Although the Yangtze River Delta is at centre of H7N9's spread, people there continue to keep birds as pets, as they have done for centuries

PUBLISHED : Wednesday, 17 April, 2013, 12:00am
UPDATED : Wednesday, 17 April, 2013, 4:58am

Every day at dawn, bird lovers can still be seen taking their caged pets for walks in parks and lakeside areas across the Yangtze River Delta, despite the area being ground zero for the most recent avian flu outbreak.

Some researchers suspect that the H7N9 virus may have evolved from diseases found in both local birds and in Korean fowl that migrate to the region.

However, not all bird aficionados have been deterred as a rising number of cities across the region close poultry markets and mull a ban on live poultry sales.

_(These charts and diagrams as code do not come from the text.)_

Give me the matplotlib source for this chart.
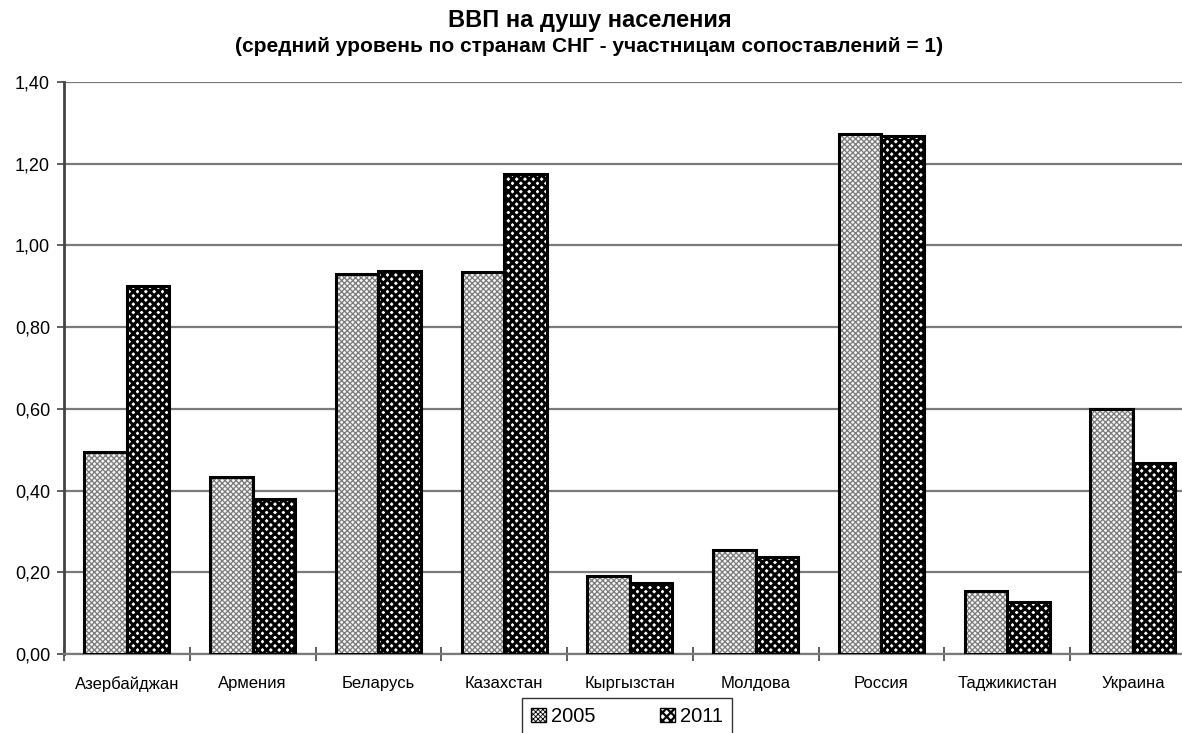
import matplotlib
matplotlib.use("Agg")
import matplotlib.pyplot as plt
import numpy as np
from matplotlib.patches import Patch

plt.rcParams['font.family'] = ['Liberation Sans', 'DejaVu Sans']

categories = ["Азербайджан", "Армения", "Беларусь", "Казахстан", "Кыргызстан",
              "Молдова", "Россия", "Таджикистан", "Украина"]
v2005 = [0.495, 0.432, 0.930, 0.936, 0.192, 0.254, 1.272, 0.154, 0.600]
v2011 = [0.901, 0.379, 0.938, 1.175, 0.175, 0.237, 1.268, 0.128, 0.468]
series_labels = ["2005", "2011"]
yticks = [0.0, 0.2, 0.4, 0.6, 0.8, 1.0, 1.2, 1.4]
ytick_labels = ["0,00", "0,20", "0,40", "0,60", "0,80", "1,00", "1,20", "1,40"]

W, H = 1182, 733
fig = plt.figure(figsize=(W / 100, H / 100), dpi=100)
left, right_px, top, bottom = 64, 64 + 9 * 125.75, 82, 654
ax = fig.add_axes([left / W, (H - bottom) / H, (right_px - left) / W, (bottom - top) / H])

x = np.arange(len(categories))
bw = 0.338
LW05, LW11 = 0.9, 2.2

with plt.rc_context({'hatch.linewidth': LW05}):
    ax.bar(x - bw / 2, v2005, bw, facecolor='#f4f4f4', edgecolor='#7a7a7a', hatch='xxxxxx',
           linewidth=0, zorder=3)
    h2005 = Patch(facecolor='#f4f4f4', edgecolor='#7a7a7a', hatch='xxxxxx', linewidth=0)
with plt.rc_context({'hatch.linewidth': LW11}):
    ax.bar(x + bw / 2, v2011, bw, facecolor='white', edgecolor='black', hatch='xxxx',
           linewidth=0, zorder=3)
    h2011 = Patch(facecolor='white', edgecolor='black', hatch='xxxx', linewidth=0)

ax.bar(x - bw / 2, v2005, bw, fill=False, edgecolor='black', linewidth=2.2, zorder=4)
ax.bar(x + bw / 2, v2011, bw, fill=False, edgecolor='black', linewidth=2.2, zorder=4)

ax.set_xlim(-0.5, len(categories) - 0.5)
ax.set_ylim(0, 1.4)
ax.set_yticks(yticks)
ax.set_yticklabels(ytick_labels, fontsize=13)
ax.yaxis.grid(True, color='#7a7a7a', linewidth=1.6, zorder=1)
ax.set_axisbelow(True)

ax.set_xticks(x)
ax.set_xticklabels(categories, fontsize=12)
ax.tick_params(axis='x', which='major', length=0, pad=16)
ax.set_xticks(np.arange(len(categories) + 1) - 0.5, minor=True)
ax.tick_params(axis='x', which='minor', length=10, direction='inout', width=1.2, color='#444444')
ax.tick_params(axis='y', length=5, width=1.2, color='#444444', pad=5)

for s in ['top', 'right']:
    ax.spines[s].set_visible(False)
ax.spines['left'].set_color('#444444')
ax.spines['left'].set_linewidth(2)
ax.spines['bottom'].set_color('#7a7a7a')
ax.spines['bottom'].set_linewidth(1.6)

fig.text(590 / W, 1 - 21 / H, "ВВП на душу населения", ha='center', va='center',
         fontsize=17, fontweight='bold')
fig.text(589 / W, 1 - 47 / H, "(средний уровень по странам СНГ - участницам сопоставлений = 1)",
         ha='center', va='center', fontsize=15, fontweight='bold')

with plt.rc_context({'hatch.linewidth': LW05}):
    leg = fig.legend([h2005, h2011], series_labels, loc='upper center',
                     bbox_to_anchor=(627 / W, 1 - 698 / H),
                     ncol=2, fontsize=14.5, frameon=True, fancybox=False, edgecolor='black',
                     handlelength=0.75, handleheight=0.75, handletextpad=0.25, columnspacing=3.2,
                     borderpad=0.45, borderaxespad=0)
leg.get_frame().set_linewidth(1.0)
lp = leg.get_patches()
for p in lp:
    p.set_linewidth(1.0)
    p.set_edgecolor('black')
if hasattr(lp[1], 'set_hatch_linewidth'):
    lp[0].set_hatch_linewidth(0.6)
    lp[1].set_hatch_linewidth(1.6)
else:
    lp[1]._hatch_linewidth = 1.6
    lp[0]._hatch_linewidth = 0.6
lp[0].set_hatch('xxxxxxx')

fig.savefig("out.png", dpi=100)
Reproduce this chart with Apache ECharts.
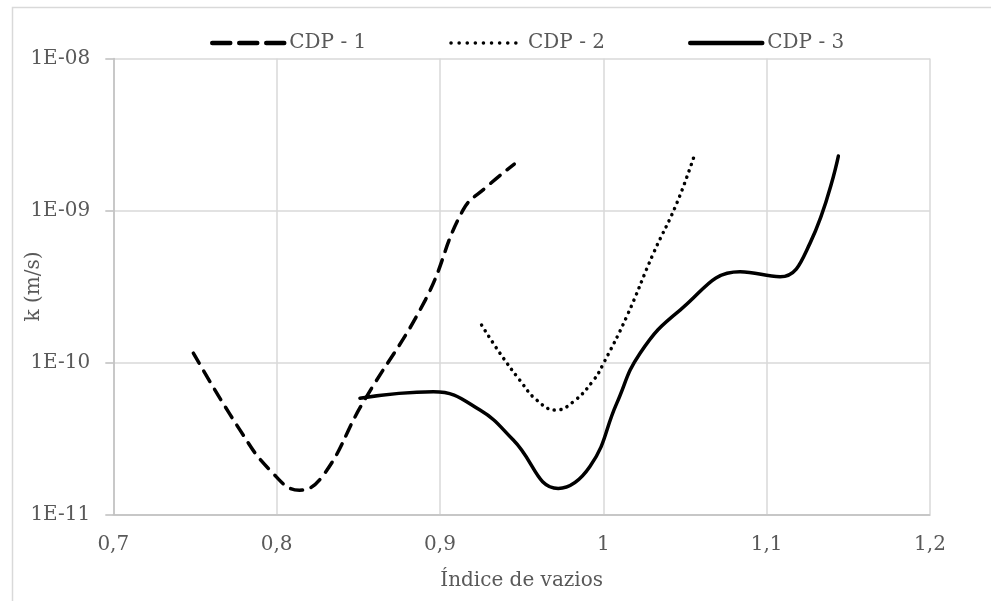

The delta, which comprises parts of Jiangsu and Zhejiang provinces, as well as Shanghai, has a rich history of bird breeding that dates back several centuries. Since the Song dynasty (960-1279), keeping and displaying songbirds and other pet birds in the region has been common.

In Nanjing, Jiangsu's capital, more than 300,000 people have white-eyes - songbirds with white feathers around their eyes - according to the provincial birding association.

Mynah birds and song thrushes are highly sought-after as pets by those who enjoy their beautiful feathers and chirping. Owners often hang their ornate bamboo bird cages on low tree branches to be appreciated by passers-by as they chat with friends, exercise or play.

Before the outbreak of H7N9, it was easy to find dozens of species of birds at pet markets in cities across the delta. Most of them are migratory birds caught by local villagers.

A vendor at a bird pet market in Hangzhou said: "Bird lovers generally take the male birds as pets. They can sing and look colourful."

She said a normal song thrush costs about 100 yuan (HK$124) at her shop, but more vocal and lively male birds may sell for hundreds or even thousands of yuan.

A Nanjing man in his 50s, who declined to be named, said: "I can stop eating poultry, but I can't stop keeping birds as pets."

And a 70-year-old retired resident of Hangzhou said: "Strolling on the lakeside with a bird in its cage is one of the most wonderful things in the world. I don't fear the bird flu, but I fear not having a pet bird."

It is possible for migratory birds to spread unknown viruses to poultry and people. This is the season when a large number of migratory birds arrive in the Yangtze River Delta. It could be dangerous

With hundreds of thousands of people in the region keeping birds as pets, it has created high demand for the illegal trapping of migratory birds, particularly in the wetlands of the Yangtze River Delta that are important habitats for East Asian migratory fowl.

But experts say that poaching can create health risks, as birds that migrate between continents may carry pathogens that could infect other native birds, particularly when they're grouped together in captivity.

"There are nearly 500 species of birds in Zhejiang and more than half are migratory birds," said Chen Shuihua , deputy head of the Museum of Natural History in Zhejiang. "It is possible for migratory birds to spread unknown viruses to poultry and people. This is the season when a large number of migratory birds arrive in the Yangtze River Delta. It could be dangerous."